As for Chapter 2: I find the definitions for UPG vs PCPG to be highly useful, though I think that it's important that PCPG be the same gnosis gained by different people separately from one another, as opposed to people just agreeing with someone's gnosis...which is brought up by the authors as an important distinction.
I too am rather fond of the bolded list of things the Gods might say to mortals, it gives a lot to think about and is possibly mind opening to those that may never have considered some of the items. Especially the bit where the Gods aren't here to hold up your ego. I think the fact that they aren't necessarily concerned with their worshippers consent is something that distinctly colors mythology and to some extent the morals of various Polytheistic religions.
Edit: I don't have my copy of the book handy, but I know I book marked several passages, I'll go back and see if there was something else I specifically wanted to bring up and put it in for discussion.
Last Edit: Feb 5, 2014 6:01:10 GMT -8 by Wynn Dark
One of the things I marked in my book, (I'm reading with a pen handy to argue rolls eyes at myself) is they said that God is distant to Christians. No. Many Christians I know don't feel that way(from liberal to Conservative Christians) and if you take a look at Tree of souls, book of Jewish mythology it gives an eye opening view on Yahweh.

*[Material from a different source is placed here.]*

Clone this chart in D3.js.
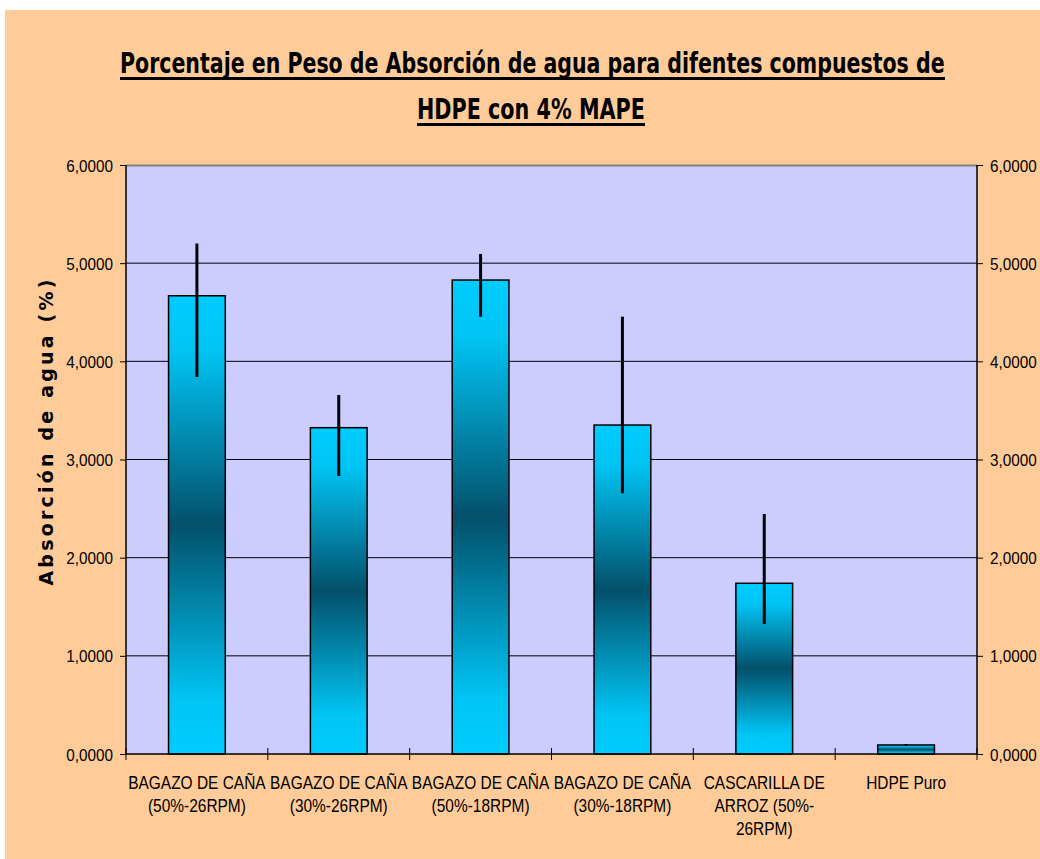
<!DOCTYPE html>
<html><head><meta charset="utf-8">
<script src="https://cdn.jsdelivr.net/npm/d3@7/dist/d3.min.js"></script>
<style>body{margin:0;background:#fff}svg{display:block}</style>
</head><body>
<script>
const categories = [
  ["BAGAZO DE CAÑA","(50%-26RPM)"],
  ["BAGAZO DE CAÑA","(30%-26RPM)"],
  ["BAGAZO DE CAÑA","(50%-18RPM)"],
  ["BAGAZO DE CAÑA","(30%-18RPM)"],
  ["CASCARILLA DE","ARROZ (50%-","26RPM)"],
  ["HDPE Puro"]
];
const values   = [4.668, 3.324, 4.828, 3.351, 1.739, 0.092];
const errUpper = [5.200, 3.657, 5.093, 4.455, 2.445, 0.102];
const errLower = [3.840, 2.832, 4.455, 2.656, 1.324, 0.082];
const yTicks = [0,1,2,3,4,5,6];
const titleLines = ["Porcentaje en Peso de Absorción de agua para difentes compuestos de","HDPE con 4% MAPE"];
const yTitle = "Absorción de agua (%)";

const W=1040,H=859;
const svg=d3.select("body").append("svg").attr("width",W).attr("height",H);
svg.append("rect").attr("x",5).attr("y",10).attr("width",W-5).attr("height",H-10).attr("fill","#FFCC99");

const m={l:126,r:977,t:165,b:754};
const x=d3.scaleBand().domain(d3.range(categories.length)).range([m.l,m.r]).paddingInner(0.6).paddingOuter(0.3);
const y=d3.scaleLinear().domain([0,6]).range([m.b,m.t]);

const defs=svg.append("defs");
const g=defs.append("linearGradient").attr("id","bg").attr("x1",0).attr("y1",0).attr("x2",0).attr("y2",1);
[[0,"#00CCFF"],[0.12,"#00C4F4"],[0.5,"#03506A"],[0.88,"#00C4F4"],[1,"#00CCFF"]].forEach(s=>g.append("stop").attr("offset",s[0]).attr("stop-color",s[1]));

svg.append("rect").attr("x",m.l).attr("y",m.t).attr("width",m.r-m.l).attr("height",m.b-m.t).attr("fill","#CCCCFF");
svg.append("g").selectAll("line").data(yTicks.filter(d=>d>0&&d<6)).join("line")
  .attr("x1",m.l).attr("x2",m.r).attr("y1",d=>y(d)).attr("y2",d=>y(d)).attr("stroke","#000").attr("stroke-width",1);
svg.append("line").attr("x1",m.l).attr("x2",m.r).attr("y1",m.t+0.5).attr("y2",m.t+0.5).attr("stroke","#808080").attr("stroke-width",2);

svg.append("g").selectAll("rect").data(values).join("rect")
  .attr("x",(d,i)=>x(i)).attr("width",x.bandwidth())
  .attr("y",d=>y(d)).attr("height",d=>y(0)-y(d))
  .attr("fill","url(#bg)").attr("stroke","#000").attr("stroke-width",1.5);

svg.append("g").selectAll("line").data(values).join("line")
  .attr("x1",(d,i)=>x(i)+x.bandwidth()/2).attr("x2",(d,i)=>x(i)+x.bandwidth()/2)
  .attr("y1",(d,i)=>y(errUpper[i])).attr("y2",(d,i)=>y(errLower[i]))
  .attr("stroke","#000").attr("stroke-width",3);

const fontT="Liberation Sans, Arial, sans-serif";
const fmt=d=>d3.format(".4f")(d).replace(".",",");
function yAxis(side){
  const gx = side==="l"?m.l:m.r;
  const a=svg.append("g").attr("transform",`translate(${gx},0)`)
    .call((side==="l"?d3.axisLeft(y):d3.axisRight(y)).tickValues(yTicks).tickSize(6).tickFormat(""));
  a.select(".domain").attr("stroke","#000").attr("stroke-width",1.5).attr("d",`M0,${m.t}V${m.b}`);
  a.selectAll("line").attr("stroke","#000");
  a.selectAll(".tick").append("text")
    .attr("transform",side==="l"?"translate(-13,6) scale(0.9,1)":"translate(13,6) scale(0.9,1)")
    .attr("text-anchor",side==="l"?"end":"start")
    .attr("font-family",fontT).attr("font-size",17).attr("fill","#000").text(d=>fmt(d));
}
yAxis("l"); yAxis("r");

const xa=svg.append("g").attr("transform",`translate(0,${m.b})`);
xa.append("line").attr("x1",m.l).attr("x2",m.r).attr("stroke","#000").attr("stroke-width",1.5);
xa.selectAll("line.t").data(d3.range(categories.length+1)).join("line").attr("class","t")
  .attr("x1",i=>m.l+i*(m.r-m.l)/categories.length).attr("x2",i=>m.l+i*(m.r-m.l)/categories.length)
  .attr("y1",-6).attr("y2",6).attr("stroke","#000");
categories.forEach((d,i)=>{
  d.forEach((s,k)=>{
    xa.append("text").attr("transform",`translate(${x(i)+x.bandwidth()/2},${35+k*23}) scale(0.86,1)`)
      .attr("text-anchor","middle").attr("font-family",fontT).attr("font-size",18).attr("fill","#000").text(s);
  });
});

const tt=svg.append("g").attr("font-family","DejaVu Sans Condensed, DejaVu Sans, sans-serif").attr("font-weight","bold").attr("fill","#000");
function fitText(str,x0,yb,w,fs){
  const t=tt.append("text").attr("font-size",fs).attr("x",0).attr("y",0).text(str);
  const len=t.node().getComputedTextLength();
  t.attr("transform",`translate(${x0},${yb}) scale(${w/len},1)`);
  tt.append("rect").attr("x",x0).attr("y",yb+4).attr("width",w).attr("height",3);
}
fitText(titleLines[0],120,73,825,28);
fitText(titleLines[1],417,119,228,28);

svg.append("text").attr("transform",`translate(53,431) rotate(-90)`)
  .attr("text-anchor","middle").attr("font-family","DejaVu Sans, sans-serif").attr("font-weight","bold")
  .attr("font-size",19).attr("letter-spacing",3.2).attr("fill","#000").text(yTitle);
</script>
</body></html>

Chapter three (short and sweet, is the fact that we're going by short chapters helping everyone keep up?) more or less sums up just how hard it is to actually describe personal gnosis. Having had a gut-level feel that 'this over here is right' before with the Gods (Priapus in this case) I can understand how hard it is to try to explain where this or that connection comes from, even if I don't have a lot of such experience.
I also relate to what Raenshadoe says about much of their gnosis being the '"adoption of ideas", though I've not nearly the confidence that Raenshadoe does in that exactly counting as a 'divine download'.
Still, it's what I've got for the most part...other than increadibly rare 'Great Dreams' that are more clue-by-four than subtle bread crumbs.
While I think they get it right in that some things the Gods just want us to experience, I'm sure if it had to happen the 'sky opening up, voice in the skull, leaves you curled in wheeping ball on the floor' sort of gnosis happens too.
moonwolf23 Aside from my better half, I don't know many Christians that Actually believe in their God...lots and lots of 'Default Christians' and Church-on-Sunday sorts around here. I do know that there is plenty of doctrine in the various churches that would agree with God being a distant figure in an individual's life though, perhaps that simply seems more prevelant because it is so established in the 'mainstream' doctrines...and there are so many non-believers that tout that they are Christians that would never consider God showing up for a personal conversation of any sort.
But of course, you Do have Christians (or Christ Followers as my better half often says) that do have that personal connection, that don't see their God as being distant, and I imagine that sort of belief could easily fall all along the Conservative-Liberal spectrum (or Liberal-Conservative if you prefer). Perhaps you are just in luck when it comes to those Christians you know? Thanks for the book reference by the way, I think it'll be joining our collection in the quasi-near future.
Personal Gnosis an interesting chapter. It is poking me to write a blog on how I discern my voice from theirs. WHat I have right now is I sound like a gibbering monkey when I am full of need, and they have a patience, a long view that they impose on me through their voice.